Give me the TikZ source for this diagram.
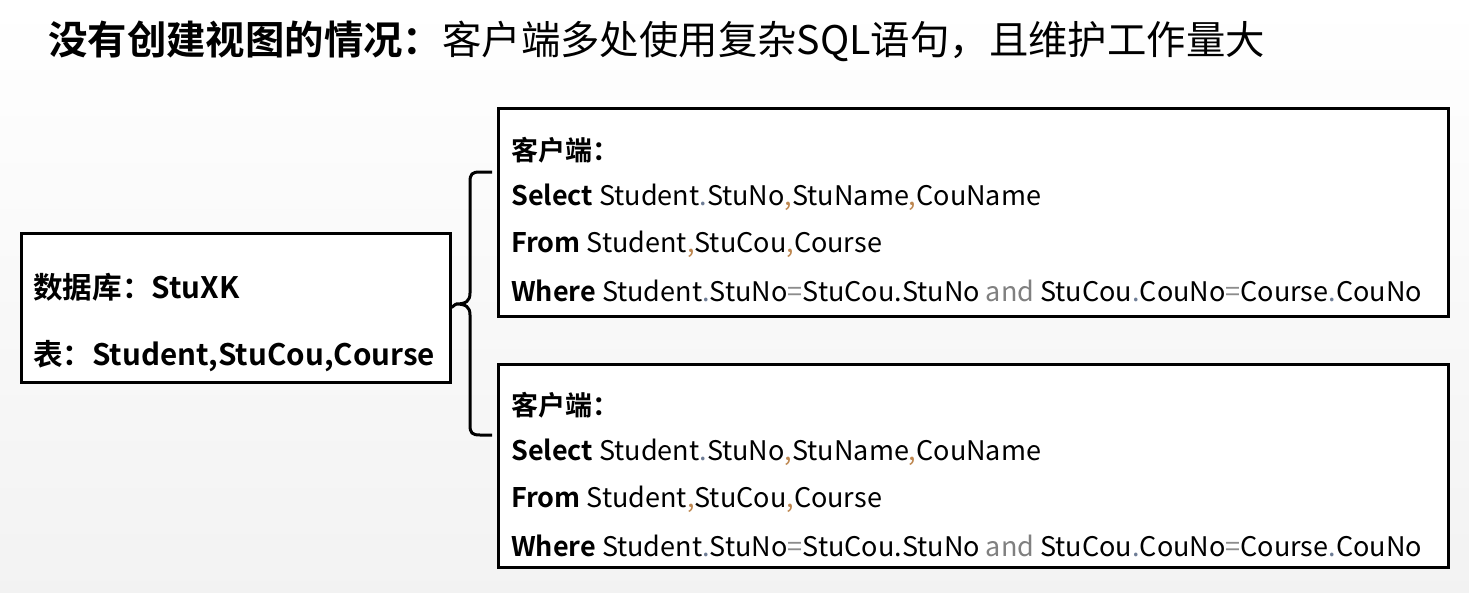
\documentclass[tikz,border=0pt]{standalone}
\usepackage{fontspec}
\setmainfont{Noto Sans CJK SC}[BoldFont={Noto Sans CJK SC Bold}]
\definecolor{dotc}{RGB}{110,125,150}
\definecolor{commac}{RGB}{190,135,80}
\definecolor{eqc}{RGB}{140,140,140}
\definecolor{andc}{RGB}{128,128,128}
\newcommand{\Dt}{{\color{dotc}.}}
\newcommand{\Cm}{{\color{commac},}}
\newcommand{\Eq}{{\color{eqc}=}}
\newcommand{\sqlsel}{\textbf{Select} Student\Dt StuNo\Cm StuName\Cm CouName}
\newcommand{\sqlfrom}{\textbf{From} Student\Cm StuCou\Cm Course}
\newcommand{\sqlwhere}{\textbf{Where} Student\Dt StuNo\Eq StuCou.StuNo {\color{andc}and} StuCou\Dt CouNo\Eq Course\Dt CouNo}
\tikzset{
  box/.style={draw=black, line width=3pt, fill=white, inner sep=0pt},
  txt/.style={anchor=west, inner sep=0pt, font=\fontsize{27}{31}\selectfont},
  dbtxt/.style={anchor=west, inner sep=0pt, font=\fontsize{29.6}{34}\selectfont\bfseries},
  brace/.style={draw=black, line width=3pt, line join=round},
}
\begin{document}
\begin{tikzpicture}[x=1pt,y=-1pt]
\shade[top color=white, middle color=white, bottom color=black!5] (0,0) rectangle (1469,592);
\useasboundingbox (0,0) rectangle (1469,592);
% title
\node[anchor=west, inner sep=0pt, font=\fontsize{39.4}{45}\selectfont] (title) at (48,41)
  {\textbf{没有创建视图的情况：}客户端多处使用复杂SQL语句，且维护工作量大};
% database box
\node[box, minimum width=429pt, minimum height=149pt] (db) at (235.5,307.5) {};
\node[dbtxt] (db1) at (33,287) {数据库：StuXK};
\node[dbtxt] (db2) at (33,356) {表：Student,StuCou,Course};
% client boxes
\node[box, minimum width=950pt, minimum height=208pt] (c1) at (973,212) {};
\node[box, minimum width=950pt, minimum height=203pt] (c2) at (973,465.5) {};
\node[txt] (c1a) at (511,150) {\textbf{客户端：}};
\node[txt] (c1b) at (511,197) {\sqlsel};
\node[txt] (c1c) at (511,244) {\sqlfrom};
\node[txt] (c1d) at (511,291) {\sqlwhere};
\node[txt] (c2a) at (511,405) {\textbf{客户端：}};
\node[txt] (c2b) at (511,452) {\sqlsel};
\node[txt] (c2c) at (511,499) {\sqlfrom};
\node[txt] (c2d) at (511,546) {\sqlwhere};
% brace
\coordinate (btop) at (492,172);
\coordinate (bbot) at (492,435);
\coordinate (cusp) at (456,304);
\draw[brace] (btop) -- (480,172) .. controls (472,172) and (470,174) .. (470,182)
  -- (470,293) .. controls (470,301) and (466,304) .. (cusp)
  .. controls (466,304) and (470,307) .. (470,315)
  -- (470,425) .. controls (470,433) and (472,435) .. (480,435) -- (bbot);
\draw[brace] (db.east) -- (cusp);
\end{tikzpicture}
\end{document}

::::::::::

◆ **Work to do**: Return the full material word for word. Do not include the pictures.

◆ **The reply**:
Give me the TikZ source for this diagram.
\documentclass[tikz,border=0pt]{standalone}
\usepackage{fontspec}
\setmainfont{Noto Sans CJK SC}[BoldFont={Noto Sans CJK SC Bold}]
\definecolor{dotc}{RGB}{110,125,150}
\definecolor{commac}{RGB}{190,135,80}
\definecolor{eqc}{RGB}{140,140,140}
\definecolor{andc}{RGB}{128,128,128}
\newcommand{\Dt}{{\color{dotc}.}}
\newcommand{\Cm}{{\color{commac},}}
\newcommand{\Eq}{{\color{eqc}=}}
\newcommand{\sqlsel}{\textbf{Select} Student\Dt StuNo\Cm StuName\Cm CouName}
\newcommand{\sqlfrom}{\textbf{From} Student\Cm StuCou\Cm Course}
\newcommand{\sqlwhere}{\textbf{Where} Student\Dt StuNo\Eq StuCou.StuNo {\color{andc}and} StuCou\Dt CouNo\Eq Course\Dt CouNo}
\tikzset{
  box/.style={draw=black, line width=3pt, fill=white, inner sep=0pt},
  txt/.style={anchor=west, inner sep=0pt, font=\fontsize{27}{31}\selectfont},
  dbtxt/.style={anchor=west, inner sep=0pt, font=\fontsize{29.6}{34}\selectfont\bfseries},
  brace/.style={draw=black, line width=3pt, line join=round},
}
\begin{document}
\begin{tikzpicture}[x=1pt,y=-1pt]
\shade[top color=white, middle color=white, bottom color=black!5] (0,0) rectangle (1469,592);
\useasboundingbox (0,0) rectangle (1469,592);
% title
\node[anchor=west, inner sep=0pt, font=\fontsize{39.4}{45}\selectfont] (title) at (48,41)
  {\textbf{没有创建视图的情况：}客户端多处使用复杂SQL语句，且维护工作量大};
% database box
\node[box, minimum width=429pt, minimum height=149pt] (db) at (235.5,307.5) {};
\node[dbtxt] (db1) at (33,287) {数据库：StuXK};
\node[dbtxt] (db2) at (33,356) {表：Student,StuCou,Course};
% client boxes
\node[box, minimum width=950pt, minimum height=208pt] (c1) at (973,212) {};
\node[box, minimum width=950pt, minimum height=203pt] (c2) at (973,465.5) {};
\node[txt] (c1a) at (511,150) {\textbf{客户端：}};
\node[txt] (c1b) at (511,197) {\sqlsel};
\node[txt] (c1c) at (511,244) {\sqlfrom};
\node[txt] (c1d) at (511,291) {\sqlwhere};
\node[txt] (c2a) at (511,405) {\textbf{客户端：}};
\node[txt] (c2b) at (511,452) {\sqlsel};
\node[txt] (c2c) at (511,499) {\sqlfrom};
\node[txt] (c2d) at (511,546) {\sqlwhere};
% brace
\coordinate (btop) at (492,172);
\coordinate (bbot) at (492,435);
\coordinate (cusp) at (456,304);
\draw[brace] (btop) -- (480,172) .. controls (472,172) and (470,174) .. (470,182)
  -- (470,293) .. controls (470,301) and (466,304) .. (cusp)
  .. controls (466,304) and (470,307) .. (470,315)
  -- (470,425) .. controls (470,433) and (472,435) .. (480,435) -- (bbot);
\draw[brace] (db.east) -- (cusp);
\end{tikzpicture}
\end{document}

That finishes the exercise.